# [Requirements]
State only how many lines below include the string "this".

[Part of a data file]
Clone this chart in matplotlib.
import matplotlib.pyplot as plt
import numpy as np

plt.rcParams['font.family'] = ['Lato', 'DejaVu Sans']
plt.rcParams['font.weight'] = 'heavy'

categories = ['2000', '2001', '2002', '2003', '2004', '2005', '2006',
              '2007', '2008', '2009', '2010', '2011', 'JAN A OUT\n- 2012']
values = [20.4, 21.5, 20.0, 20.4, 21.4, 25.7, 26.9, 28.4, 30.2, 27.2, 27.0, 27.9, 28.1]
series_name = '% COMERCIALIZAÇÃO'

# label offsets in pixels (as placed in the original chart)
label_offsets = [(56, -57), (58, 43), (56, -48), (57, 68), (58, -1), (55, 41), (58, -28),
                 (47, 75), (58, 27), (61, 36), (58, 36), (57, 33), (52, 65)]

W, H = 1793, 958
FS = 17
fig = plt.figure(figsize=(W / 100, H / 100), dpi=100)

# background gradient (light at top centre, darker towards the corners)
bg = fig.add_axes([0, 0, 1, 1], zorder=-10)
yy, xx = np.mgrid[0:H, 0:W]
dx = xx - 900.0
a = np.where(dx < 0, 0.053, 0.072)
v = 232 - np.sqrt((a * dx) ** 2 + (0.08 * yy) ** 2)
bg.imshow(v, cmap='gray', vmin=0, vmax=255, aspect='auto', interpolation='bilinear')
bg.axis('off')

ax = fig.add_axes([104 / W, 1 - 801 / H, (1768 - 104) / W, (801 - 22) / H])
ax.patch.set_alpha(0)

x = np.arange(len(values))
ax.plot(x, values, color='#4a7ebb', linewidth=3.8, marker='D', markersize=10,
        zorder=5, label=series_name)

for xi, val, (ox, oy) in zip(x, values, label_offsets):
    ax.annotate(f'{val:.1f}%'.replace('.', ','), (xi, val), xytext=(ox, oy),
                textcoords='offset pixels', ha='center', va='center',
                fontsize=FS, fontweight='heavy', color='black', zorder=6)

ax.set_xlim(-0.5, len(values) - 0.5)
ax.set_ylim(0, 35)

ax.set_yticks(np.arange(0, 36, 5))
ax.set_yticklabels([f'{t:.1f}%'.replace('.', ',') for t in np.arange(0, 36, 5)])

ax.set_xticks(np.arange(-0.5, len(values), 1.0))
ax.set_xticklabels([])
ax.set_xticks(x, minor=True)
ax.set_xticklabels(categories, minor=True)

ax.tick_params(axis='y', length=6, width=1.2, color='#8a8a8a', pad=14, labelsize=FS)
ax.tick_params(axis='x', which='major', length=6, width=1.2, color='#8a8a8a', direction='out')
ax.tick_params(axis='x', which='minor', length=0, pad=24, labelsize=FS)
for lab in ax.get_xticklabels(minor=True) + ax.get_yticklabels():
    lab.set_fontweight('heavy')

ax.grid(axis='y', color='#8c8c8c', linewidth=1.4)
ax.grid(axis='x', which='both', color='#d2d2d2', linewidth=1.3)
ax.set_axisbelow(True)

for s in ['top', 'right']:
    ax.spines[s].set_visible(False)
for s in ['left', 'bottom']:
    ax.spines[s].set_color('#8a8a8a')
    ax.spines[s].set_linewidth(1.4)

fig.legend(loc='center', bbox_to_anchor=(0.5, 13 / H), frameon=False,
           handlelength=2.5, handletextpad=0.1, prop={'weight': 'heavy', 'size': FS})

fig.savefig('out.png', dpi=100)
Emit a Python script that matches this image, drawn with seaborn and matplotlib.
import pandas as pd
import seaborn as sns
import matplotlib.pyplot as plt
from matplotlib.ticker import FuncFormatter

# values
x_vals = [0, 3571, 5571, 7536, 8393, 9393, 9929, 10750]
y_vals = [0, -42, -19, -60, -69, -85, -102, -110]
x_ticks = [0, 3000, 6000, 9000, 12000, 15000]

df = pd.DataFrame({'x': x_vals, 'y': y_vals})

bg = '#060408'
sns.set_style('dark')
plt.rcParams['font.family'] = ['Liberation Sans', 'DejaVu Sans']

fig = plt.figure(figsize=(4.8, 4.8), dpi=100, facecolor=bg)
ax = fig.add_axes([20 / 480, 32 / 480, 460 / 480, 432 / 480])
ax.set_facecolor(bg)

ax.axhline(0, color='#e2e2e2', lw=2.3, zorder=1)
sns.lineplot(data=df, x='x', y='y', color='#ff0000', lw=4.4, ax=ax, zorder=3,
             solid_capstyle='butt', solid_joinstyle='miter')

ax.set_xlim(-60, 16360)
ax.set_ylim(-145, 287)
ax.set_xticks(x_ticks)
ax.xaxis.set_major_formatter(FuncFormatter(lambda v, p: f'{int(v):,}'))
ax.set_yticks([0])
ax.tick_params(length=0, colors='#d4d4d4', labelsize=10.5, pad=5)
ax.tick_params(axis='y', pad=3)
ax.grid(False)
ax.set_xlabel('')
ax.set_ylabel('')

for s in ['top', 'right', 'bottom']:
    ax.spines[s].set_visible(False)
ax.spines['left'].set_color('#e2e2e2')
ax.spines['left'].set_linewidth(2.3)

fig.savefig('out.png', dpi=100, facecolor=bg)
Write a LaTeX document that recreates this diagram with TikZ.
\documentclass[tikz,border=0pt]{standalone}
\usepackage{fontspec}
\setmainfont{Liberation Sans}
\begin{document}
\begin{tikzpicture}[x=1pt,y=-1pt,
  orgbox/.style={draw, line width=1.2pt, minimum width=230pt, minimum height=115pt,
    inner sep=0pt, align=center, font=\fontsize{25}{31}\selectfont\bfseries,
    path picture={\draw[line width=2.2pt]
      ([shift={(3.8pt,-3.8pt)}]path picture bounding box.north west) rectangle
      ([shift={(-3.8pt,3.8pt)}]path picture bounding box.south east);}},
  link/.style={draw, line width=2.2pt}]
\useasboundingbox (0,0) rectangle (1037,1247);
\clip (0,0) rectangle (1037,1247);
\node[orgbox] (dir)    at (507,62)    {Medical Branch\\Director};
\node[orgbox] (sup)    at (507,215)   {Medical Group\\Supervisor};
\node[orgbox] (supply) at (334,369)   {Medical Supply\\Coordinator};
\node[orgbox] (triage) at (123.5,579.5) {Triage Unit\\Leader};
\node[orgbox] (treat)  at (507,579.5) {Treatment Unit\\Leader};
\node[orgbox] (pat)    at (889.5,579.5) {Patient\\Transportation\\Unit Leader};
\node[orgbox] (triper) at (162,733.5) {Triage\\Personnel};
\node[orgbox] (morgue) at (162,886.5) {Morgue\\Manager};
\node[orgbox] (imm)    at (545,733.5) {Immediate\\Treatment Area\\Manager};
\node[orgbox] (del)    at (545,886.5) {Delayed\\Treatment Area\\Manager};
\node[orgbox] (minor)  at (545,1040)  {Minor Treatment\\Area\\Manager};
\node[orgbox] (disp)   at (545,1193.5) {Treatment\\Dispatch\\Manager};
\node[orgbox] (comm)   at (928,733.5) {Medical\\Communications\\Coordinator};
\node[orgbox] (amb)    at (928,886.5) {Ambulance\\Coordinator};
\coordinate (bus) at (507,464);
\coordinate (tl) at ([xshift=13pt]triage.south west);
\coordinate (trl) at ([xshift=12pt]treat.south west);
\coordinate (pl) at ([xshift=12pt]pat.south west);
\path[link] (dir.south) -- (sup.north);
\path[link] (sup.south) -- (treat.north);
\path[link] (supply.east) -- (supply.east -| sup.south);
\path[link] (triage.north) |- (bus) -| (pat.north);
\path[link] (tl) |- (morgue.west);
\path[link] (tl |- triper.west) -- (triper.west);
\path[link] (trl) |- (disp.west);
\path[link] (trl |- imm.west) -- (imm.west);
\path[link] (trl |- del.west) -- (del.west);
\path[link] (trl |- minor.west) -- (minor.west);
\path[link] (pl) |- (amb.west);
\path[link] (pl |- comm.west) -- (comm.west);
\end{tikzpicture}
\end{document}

# [The reply]
3